President Donald Trump’s communications strategy about tariffs is facing a quieter, more insistent kind of resistance—from his own side of the aisle. The issue isn’t the policy itself, which still enjoys broad support among Senate Republicans.
The problem, they say, is the packaging, according to The Hill.
Trump on China Trade War: "Maybe The Children Will Have Two Dolls Instead Of Thirty"https://t.co/1ExXmzQPN9
"They have ships loaded up with stuff, much of which -not all, but much of which – we don’t need." pic.twitter.com/pVMDLg42VH
— RCP Video (@rcpvideo) April 30, 2025
Trump has repeatedly suggested that American families can simply scale back their consumption—buying fewer dolls, for instance—as tariffs raise consumer prices. He first floated the example during a Cabinet meeting and has since doubled down, invoking it in interviews and offhand remarks aboard Air Force One. The core message: economic pain is the price of long-term gain. Families with young daughters, the president mused, might not need 37 dolls—they can settle for two or three.

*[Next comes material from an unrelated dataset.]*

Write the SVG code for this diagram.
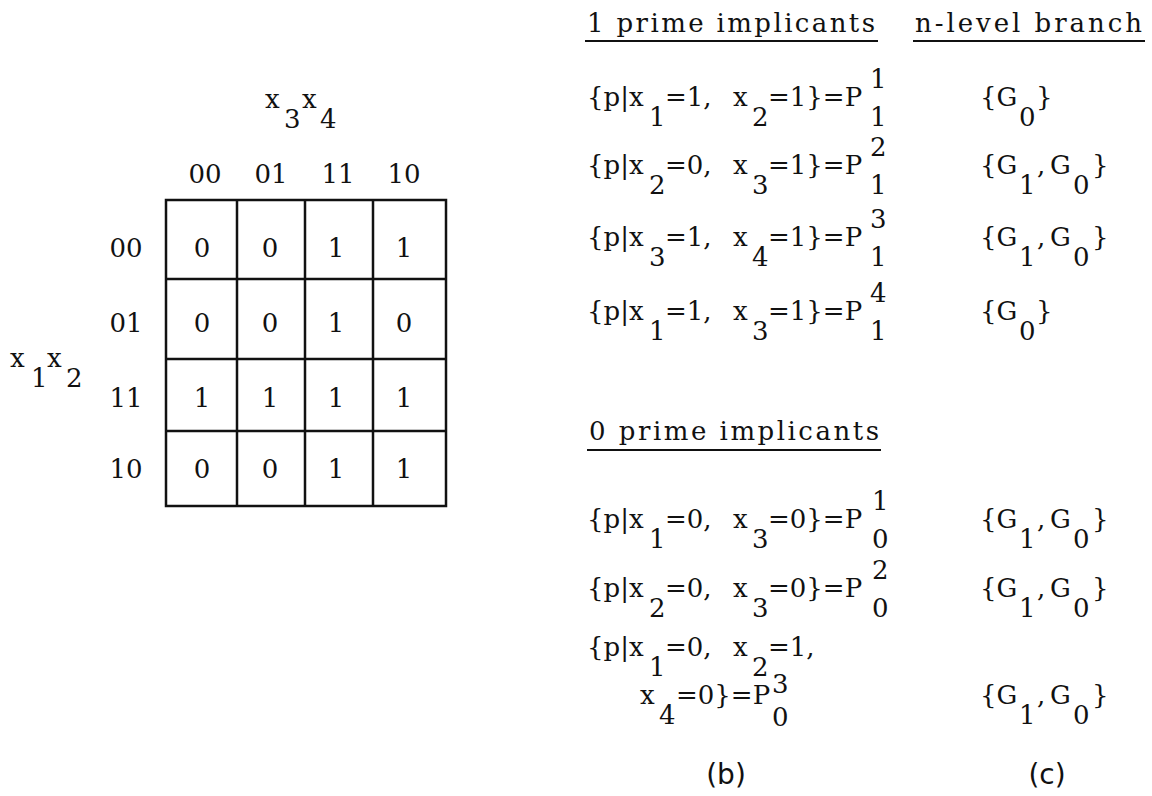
<svg xmlns="http://www.w3.org/2000/svg" width="1152" height="796" viewBox="0 0 1152 796">
<style>
 text { font-family: "DejaVu Serif", "Liberation Serif", serif; font-size: 26px; fill: #111; }
 .lbl { font-family: "DejaVu Sans", "Liberation Sans", sans-serif; font-size: 28px; }
 .m { text-anchor: middle; }
 .grid { stroke: #111; stroke-width: 2.5; fill: none; }
 .ul { stroke: #111; stroke-width: 2; }
</style>
<rect width="1152" height="796" fill="#fff"/>

<g id="kmap">
 <rect class="grid" x="166" y="200" width="280" height="306"/>
 <path class="grid" d="M237 200V506M305 200V506M373 200V506M166 279H446M166 359H446M166 431H446"/>
 <text id="var-x3x4"><tspan x="265" y="108">x</tspan><tspan x="284" y="128">3</tspan><tspan x="302" y="108">x</tspan><tspan x="320" y="128">4</tspan></text>
 <text id="var-x1x2"><tspan x="10" y="367">x</tspan><tspan x="31" y="387">1</tspan><tspan x="47" y="367">x</tspan><tspan x="66" y="387">2</tspan></text>
 <g id="col-labels" class="m">
  <text x="205" y="183">00</text><text x="271" y="183">01</text><text x="338" y="183">11</text><text x="404" y="183">10</text>
 </g>
 <g id="row-labels" class="m">
  <text x="126" y="257">00</text><text x="126" y="332">01</text><text x="126" y="407">11</text><text x="126" y="478">10</text>
 </g>
 <g id="cells" class="m">
  <text x="202" y="257">0</text><text x="270" y="257">0</text><text x="336" y="257">1</text><text x="404" y="257">1</text>
  <text x="202" y="332">0</text><text x="270" y="332">0</text><text x="336" y="332">1</text><text x="404" y="332">0</text>
  <text x="202" y="407">1</text><text x="270" y="407">1</text><text x="336" y="407">1</text><text x="404" y="407">1</text>
  <text x="202" y="478">0</text><text x="270" y="478">0</text><text x="336" y="478">1</text><text x="404" y="478">1</text>
 </g>
</g>

<g id="headers">
 <text x="587" y="32" textLength="288" lengthAdjust="spacing">1 prime implicants</text>
 <line class="ul" x1="585" y1="41" x2="878" y2="41"/>
 <text x="915" y="32" textLength="227" lengthAdjust="spacing">n-level branch</text>
 <line class="ul" x1="913" y1="41" x2="1145" y2="41"/>
 <text x="589" y="440" textLength="290" lengthAdjust="spacing">0 prime implicants</text>
 <line class="ul" x1="587" y1="450" x2="881" y2="450"/>
</g>

<g id="pi1-1">
 <text><tspan x="587" y="106">{p|x</tspan><tspan x="649" y="126">1</tspan><tspan x="665" y="106">=1,</tspan><tspan x="733" y="106">x</tspan><tspan x="752" y="126">2</tspan><tspan x="768" y="106">=1}=P</tspan><tspan x="870" y="88">1</tspan><tspan x="870" y="126">1</tspan></text>
 <text><tspan x="980" y="106">{G</tspan><tspan x="1019" y="126">0</tspan><tspan x="1036" y="106">}</tspan></text>
</g>
<g id="pi1-2">
 <text><tspan x="587" y="174">{p|x</tspan><tspan x="649" y="194">2</tspan><tspan x="665" y="174">=0,</tspan><tspan x="733" y="174">x</tspan><tspan x="752" y="194">3</tspan><tspan x="768" y="174">=1}=P</tspan><tspan x="870" y="156">2</tspan><tspan x="870" y="194">1</tspan></text>
 <text><tspan x="980" y="174">{G</tspan><tspan x="1019" y="194">1</tspan><tspan x="1037" y="174">,</tspan><tspan x="1050" y="174">G</tspan><tspan x="1073" y="194">0</tspan><tspan x="1092" y="174">}</tspan></text>
</g>
<g id="pi1-3">
 <text><tspan x="587" y="246">{p|x</tspan><tspan x="649" y="266">3</tspan><tspan x="665" y="246">=1,</tspan><tspan x="733" y="246">x</tspan><tspan x="752" y="266">4</tspan><tspan x="768" y="246">=1}=P</tspan><tspan x="870" y="228">3</tspan><tspan x="870" y="266">1</tspan></text>
 <text><tspan x="980" y="246">{G</tspan><tspan x="1019" y="266">1</tspan><tspan x="1037" y="246">,</tspan><tspan x="1050" y="246">G</tspan><tspan x="1073" y="266">0</tspan><tspan x="1092" y="246">}</tspan></text>
</g>
<g id="pi1-4">
 <text><tspan x="587" y="320">{p|x</tspan><tspan x="649" y="340">1</tspan><tspan x="665" y="320">=1,</tspan><tspan x="733" y="320">x</tspan><tspan x="752" y="340">3</tspan><tspan x="768" y="320">=1}=P</tspan><tspan x="870" y="302">4</tspan><tspan x="870" y="340">1</tspan></text>
 <text><tspan x="980" y="320">{G</tspan><tspan x="1019" y="340">0</tspan><tspan x="1036" y="320">}</tspan></text>
</g>

<g id="pi0-1">
 <text><tspan x="587" y="528">{p|x</tspan><tspan x="649" y="548">1</tspan><tspan x="665" y="528">=0,</tspan><tspan x="733" y="528">x</tspan><tspan x="752" y="548">3</tspan><tspan x="768" y="528">=0}=P</tspan><tspan x="872" y="510">1</tspan><tspan x="872" y="548">0</tspan></text>
 <text><tspan x="980" y="528">{G</tspan><tspan x="1019" y="548">1</tspan><tspan x="1037" y="528">,</tspan><tspan x="1050" y="528">G</tspan><tspan x="1073" y="548">0</tspan><tspan x="1092" y="528">}</tspan></text>
</g>
<g id="pi0-2">
 <text><tspan x="587" y="597">{p|x</tspan><tspan x="649" y="617">2</tspan><tspan x="665" y="597">=0,</tspan><tspan x="733" y="597">x</tspan><tspan x="752" y="617">3</tspan><tspan x="768" y="597">=0}=P</tspan><tspan x="872" y="579">2</tspan><tspan x="872" y="617">0</tspan></text>
 <text><tspan x="980" y="597">{G</tspan><tspan x="1019" y="617">1</tspan><tspan x="1037" y="597">,</tspan><tspan x="1050" y="597">G</tspan><tspan x="1073" y="617">0</tspan><tspan x="1092" y="597">}</tspan></text>
</g>
<g id="pi0-3">
 <text><tspan x="587" y="656">{p|x</tspan><tspan x="649" y="676">1</tspan><tspan x="665" y="656">=0,</tspan><tspan x="733" y="656">x</tspan><tspan x="752" y="676">2</tspan><tspan x="768" y="656">=1,</tspan></text>
 <text><tspan x="640" y="704">x</tspan><tspan x="659" y="724">4</tspan><tspan x="676" y="704">=0}=P</tspan><tspan x="772" y="693">3</tspan><tspan x="772" y="726">0</tspan></text>
 <text><tspan x="980" y="704">{G</tspan><tspan x="1019" y="724">1</tspan><tspan x="1037" y="704">,</tspan><tspan x="1050" y="704">G</tspan><tspan x="1073" y="724">0</tspan><tspan x="1092" y="704">}</tspan></text>
</g>

<g id="captions">
 <text class="lbl m" x="726" y="784">(b)</text>
 <text class="lbl m" x="1047" y="784">(c)</text>
</g>
</svg>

The analogy was meant to be folksy. It landed as tone-deaf.
Several GOP senators told the outlet that the president’s framing risks making him look unmoored from the economic realities of ordinary Americans. “It’s not sensitive to people struggling every day,” one lawmaker said bluntly. The concern isn’t just rhetorical. With tariffs on Chinese goods reaching as high as 145 percent, many Republicans worry that the administration’s messaging—telling voters to brace for less and be grateful for it—is dangerously off-key.
Sen. Kevin Cramer, a Republican from North Dakota, usually a reliable Trump ally, was among the few willing to go on record. While he acknowledged Trump’s intention to normalize sacrifice, he questioned the metaphor. “He’s setting expectations as a millionaire,” Cramer said, adding that more relatable examples—cars, groceries, diapers—might help the message land with voters who aren’t insulated by wealth. He noted that in his own childhood, “a single doll was a major Christmas gift.”
Sen. Shelley Moore Capito, a Republican from West Virginia, was more succinct: “I’m not sure it’s the best example.” The understatement was shared by others who declined to fully endorse Trump’s rhetoric, even as they refrained from public criticism of the tariffs themselves.
The unease underscores a broader problem: Republicans are trying to defend a tariff strategy that’s already controversial without being saddled with a political message that sounds elitist or indifferent.